There is certainly no enthusiasm among the people here for the latest gangster step of the Axis. German military people, always contemptuous of the Italians, tell me Greece will be no walk-away for Mussolini’s legions. The mountainous terrain is difficult for motorized units to operate in and moreover, they say, the Greeks have the best mountain artillery in Europe. General Metaxas, the Premier, and quite a few Greek officers have been trained at Potsdam, the Germans tell me.

B
ERLIN
,
October
31

The story is that Hitler
rushed from France, where he had seen Franco and Pétain (the Führer greatly impressed by the French marshal, but not by Franco, say the party boys), to Florence to stop Mussolini from going into Greece. He arrived four hours too late, and by the time he saw Mussolini there was no turning back. The fact is that Hitler thinks he can take the Balkans without a fight. He does not want a war there for two reasons: first, it disrupts the already inadequate transportation facilities which are needed now to bring food and raw materials from the Balkans to Germany
; secondly, it forces him to spread still further his forces, which now must hold a line stretching for more than a thousand miles from Narvik to Hendaye in the west, and on the east the long frontier with Russia, where he keeps a minimum of thirty-five divisions and one whole air fleet. Hitler is reported furious at his junior Axis partner for jumping the gun.
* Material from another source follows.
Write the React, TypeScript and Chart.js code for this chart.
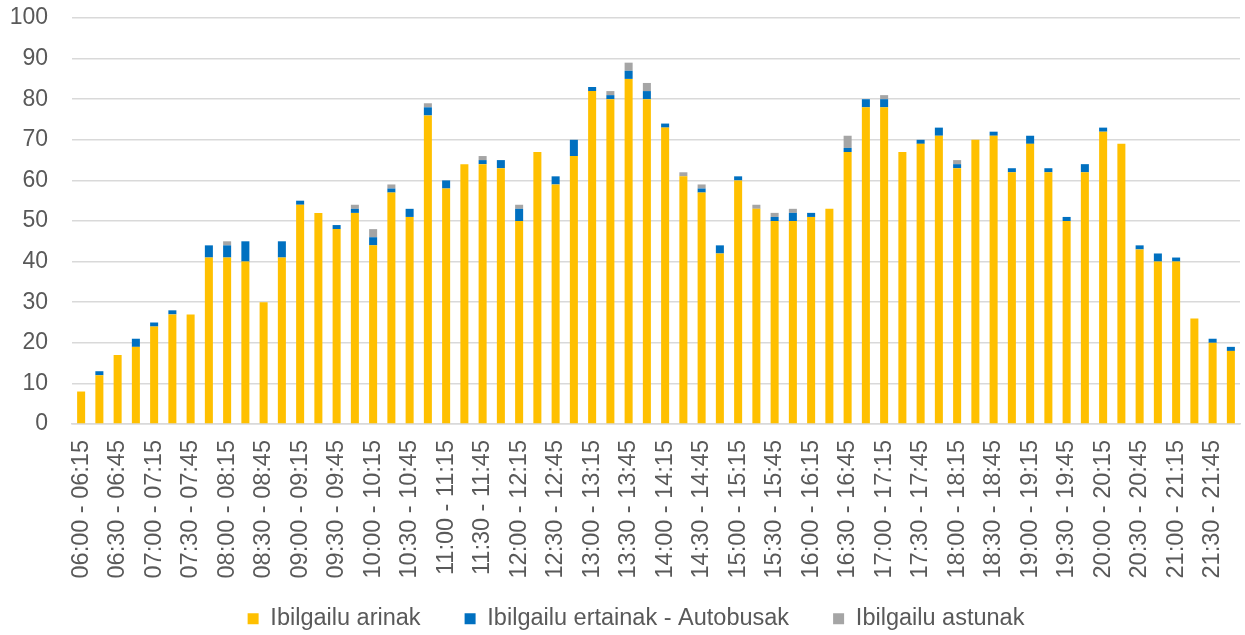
import React, { useEffect, useRef } from "react";
import { Chart, registerables } from "chart.js";

Chart.register(...registerables);

const categories: string[] = [
  "06:00 - 06:15", "06:15 - 06:30", "06:30 - 06:45", "06:45 - 07:00",
  "07:00 - 07:15", "07:15 - 07:30", "07:30 - 07:45", "07:45 - 08:00",
  "08:00 - 08:15", "08:15 - 08:30", "08:30 - 08:45", "08:45 - 09:00",
  "09:00 - 09:15", "09:15 - 09:30", "09:30 - 09:45", "09:45 - 10:00",
  "10:00 - 10:15", "10:15 - 10:30", "10:30 - 10:45", "10:45 - 11:00",
  "11:00 - 11:15", "11:15 - 11:30", "11:30 - 11:45", "11:45 - 12:00",
  "12:00 - 12:15", "12:15 - 12:30", "12:30 - 12:45", "12:45 - 13:00",
  "13:00 - 13:15", "13:15 - 13:30", "13:30 - 13:45", "13:45 - 14:00",
  "14:00 - 14:15", "14:15 - 14:30", "14:30 - 14:45", "14:45 - 15:00",
  "15:00 - 15:15", "15:15 - 15:30", "15:30 - 15:45", "15:45 - 16:00",
  "16:00 - 16:15", "16:15 - 16:30", "16:30 - 16:45", "16:45 - 17:00",
  "17:00 - 17:15", "17:15 - 17:30", "17:30 - 17:45", "17:45 - 18:00",
  "18:00 - 18:15", "18:15 - 18:30", "18:30 - 18:45", "18:45 - 19:00",
  "19:00 - 19:15", "19:15 - 19:30", "19:30 - 19:45", "19:45 - 20:00",
  "20:00 - 20:15", "20:15 - 20:30", "20:30 - 20:45", "20:45 - 21:00",
  "21:00 - 21:15", "21:15 - 21:30", "21:30 - 21:45", "21:45 - 22:00",
];

const arinak: number[] = [
  8, 12, 17, 19, 24, 27, 27, 41, 41, 40,
  30, 41, 54, 52, 48, 52, 44, 57, 51, 76,
  58, 64, 64, 63, 50, 67, 59, 66, 82, 80,
  85, 80, 73, 61, 57, 42, 60, 53, 50, 50,
  51, 53, 67, 78, 78, 67, 69, 71, 63, 70,
  71, 62, 69, 62, 50, 62, 72, 69, 43, 40,
  40, 26, 20, 18,
];

const ertainak: number[] = [
  0, 1, 0, 2, 1, 1, 0, 3, 3, 5,
  0, 4, 1, 0, 1, 1, 2, 1, 2, 2,
  2, 0, 1, 2, 3, 0, 2, 4, 1, 1,
  2, 2, 1, 0, 1, 2, 1, 0, 1, 2,
  1, 0, 1, 2, 2, 0, 1, 2, 1, 0,
  1, 1, 2, 1, 1, 2, 1, 0, 1, 2,
  1, 0, 1, 1,
];

const astunak: number[] = [
  0, 0, 0, 0, 0, 0, 0, 0, 1, 0,
  0, 0, 0, 0, 0, 1, 2, 1, 0, 1,
  0, 0, 1, 0, 1, 0, 0, 0, 0, 1,
  2, 2, 0, 1, 1, 0, 0, 1, 1, 1,
  0, 0, 3, 0, 1, 0, 0, 0, 1, 0,
  0, 0, 0, 0, 0, 0, 0, 0, 0, 0,
  0, 0, 0, 0,
];

const seriesNames = ["Ibilgailu arinak", "Ibilgailu ertainak - Autobusak", "Ibilgailu astunak"];
const seriesColors = ["#FFC000", "#0070C0", "#A5A5A5"];
const yTicks = { min: 0, max: 100, step: 10 };

const FONT = "'Liberation Sans', Arial, sans-serif";
const TEXT = "#595959";
const GRID = "#D9D9D9";
const LEGEND_H = 55;
const LEGEND_PAD = 44;
const LEGEND_CENTER_Y = 619;
const LEGEND_SHIFT = 12;

export default function App() {
  const ref = useRef<HTMLCanvasElement | null>(null);

  useEffect(() => {
    if (!ref.current) return;
    const legendFit = {
      id: "legendFit",
      beforeInit(chart: any) {
        const legend = chart.legend;
        if (!legend) return;
        const orig = legend.fit;
        legend.fit = function () {
          orig.call(this);
          this.height = LEGEND_H;
        };
      },
      afterLayout(chart: any) {
        const legend = chart.legend;
        if (legend) {
          legend.left += LEGEND_SHIFT;
          legend.right += LEGEND_SHIFT;
          legend.top = LEGEND_CENTER_Y - LEGEND_PAD - 12;
          legend.bottom = chart.height;
          legend.height = legend.bottom - legend.top;
        }
      },
    };
    const values = [arinak, ertainak, astunak];
    const chart = new Chart(ref.current, {
      type: "bar",
      data: {
        labels: categories,
        datasets: seriesNames.map((name, i) => ({
          label: name,
          data: values[i],
          backgroundColor: seriesColors[i],
          borderWidth: 0,
          categoryPercentage: 1,
          barPercentage: 0.44,
        })),
      },
      options: {
        responsive: false,
        animation: false,
        layout: { padding: { left: 8, right: 5, top: 18, bottom: 0 } },
        plugins: {
          tooltip: { enabled: false },
          legend: {
            position: "bottom",
            labels: {
              boxWidth: 11,
              boxHeight: 11,
              padding: LEGEND_PAD,
              color: TEXT,
              font: { family: FONT, size: 23.5 },
            },
          },
        },
        scales: {
          x: {
            stacked: true,
            grid: { display: false, drawTicks: false, tickLength: 0 },
            border: { display: true, color: GRID, width: 1.5 },
            afterFit: (scale: any) => {
              scale.paddingLeft = 0;
              scale.paddingRight = 0;
              scale.height = 156;
            },
            ticks: {
              autoSkip: false,
              minRotation: 90,
              maxRotation: 90,
              padding: 16,
              color: TEXT,
              font: { family: FONT, size: 23.5 },
              callback: function (this: any, value: any, index: number) {
                return index % 2 === 0 ? categories[index] : "";
              },
            },
          },
          y: {
            stacked: true,
            min: yTicks.min,
            max: yTicks.max,
            grid: { color: GRID, lineWidth: 1.5, drawTicks: false, tickLength: 0 },
            border: { display: false },
            afterFit: (scale: any) => {
              scale.width = 64;
              scale.paddingTop = 0;
              scale.paddingBottom = 0;
            },
            ticks: {
              stepSize: yTicks.step,
              padding: 24,
              color: TEXT,
              font: { family: FONT, size: 23 },
            },
          },
        },
      },
      plugins: [legendFit],
    } as any);
    return () => chart.destroy();
  }, []);

  return (
    <div style={{ position: "fixed", left: 0, top: 0, width: 1245, height: 635, background: "#fff" }}>
      <canvas ref={ref} width={1245} height={635} style={{ display: "block" }} />
    </div>
  );
}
With winter upon us, it is now obvious that there will be no German attempt to invade Britain this fall. Why has the invasion not been attempted? What has happened to the grand lines of Hitler’s strategy? Why no final victory, no triumphant peace, by now? We know that at the beginning of last June he felt certain of them by summer’s end. His certainty inspired the armed forces and the entire German people with the same sure feeling. He and they had no doubts about it. Were not the stands erected and painted, and decorated with shining Swastika eagles and black-and-silver iron crosses for the great Victory Parade through the Brandenburger Tor? Early last August they were ready.

What, in truth, went wrong?

We do not yet know the entire answer. Some things we can piece together.

In the first place, Hitler hesitated and his hesitation may well prove to have been a blunder as colossal as the indecision of the German High Command before Paris in 1914, marking a turning-point in the war that none of us can yet grasp, though it is manifestly too early yet to say so. The French army was liquidated by June 18, when Pétain asked for an armistice. Many who followed the German army into France
expected Hitler to turn immediately and strike at Britain while the iron was hot, while the magic spell of invincibility was still woven round him and his magnificent military machine. The British, Hitler knew, were reeling from the titanic blows just struck them. They had lost their ally, France. They were just receiving home the demoralized remnants of their Continental expeditionary force, whose costly, irreplaceable arms and equipment had been abandoned on the beach of Dunkirk. They had no longer a great organized, equipped land army. Their shore defences were pitiful. Their all-powerful navy could not fight in great force in the narrow waters of the English Channel, over which Göring’s bombers and Messerschmitts, operating from bases in sight of the sea, now had control.

This was the situation when Hitler strode into the little clearing of Compiègne Forest on June 21 to dictate a harsh armistice to France. I recall now—though the fact did not make any impression on me at the time—that at Compiègne there seemed to be no hurry on the part of the German military to finish with Britain. Piecing together today—long after the event—stray bits of conversation picked up here and there in Compiègne and Paris, I think the word had come down from Hitler that an invasion of Britain, though it must be
quickly and thoroughly prepared, would never be necessary. Churchill would accept the kind of peace which the little Austrian was mulling over in his mind. It would be a Nazi peace, it would bar Great Britain from the continent of Europe at long last; it might be merely an armistice, a breathing-spell during which Germany
could consolidate such overwhelming strength on the mainland that Britain in the end would have to bow to the Nazi conqueror without a fight—but it would be a face-saving peace for Churchill. And he would accept it. I believe Hitler really thought he would. And his certainty delayed and slackened the work which was necessary to prepare a devastating invasion force—the construction and concentration of barges, pontoons, shipping, and a thousand kinds of equipment.

[L
ATER.
1941
.—The breathing-spell might also be used to settle accounts with Russia. Some observers in Berlin were convinced at the end of June that Hitler was sincerely anxious to conclude peace with Britain (on his own terms, of course) so that he could turn on the Soviet Union—always his long-term objective. Hitler, they believed, felt sure the British would understand this. Had not Chamberlain’s policy been to encourage the German military machine to turn east against Russia? The fact that during the last days of June and throughout the first three weeks of July one German division after another was recalled from France and hurriedly transported to what the Germans usually referred to as the “Russian front” would seem to bear this out. But it is by no means certain. Russia, Hitler believed, was weak. Russia could wait. What was important was getting Great Britain out of the way. Yet his mind seemed full of puzzling contradictions. He
realized very clearly that German hegemony on the Continent, not to mention a foothold in Africa, could never be safely maintained as long as Britain held command of the seas and possessed a growing air force. But Hitler must have known that Britain, battered and groggy though she was by what had happened in France and the Low Countries, would never accept a peace which would rob her of her sea power or curtail her increasing strength in the air. Yet this was the only kind of peace he could afford to offer her. The evidence seems conclusive, however, that he was confident that Churchill preferred this manner of peace to facing a German invasion.]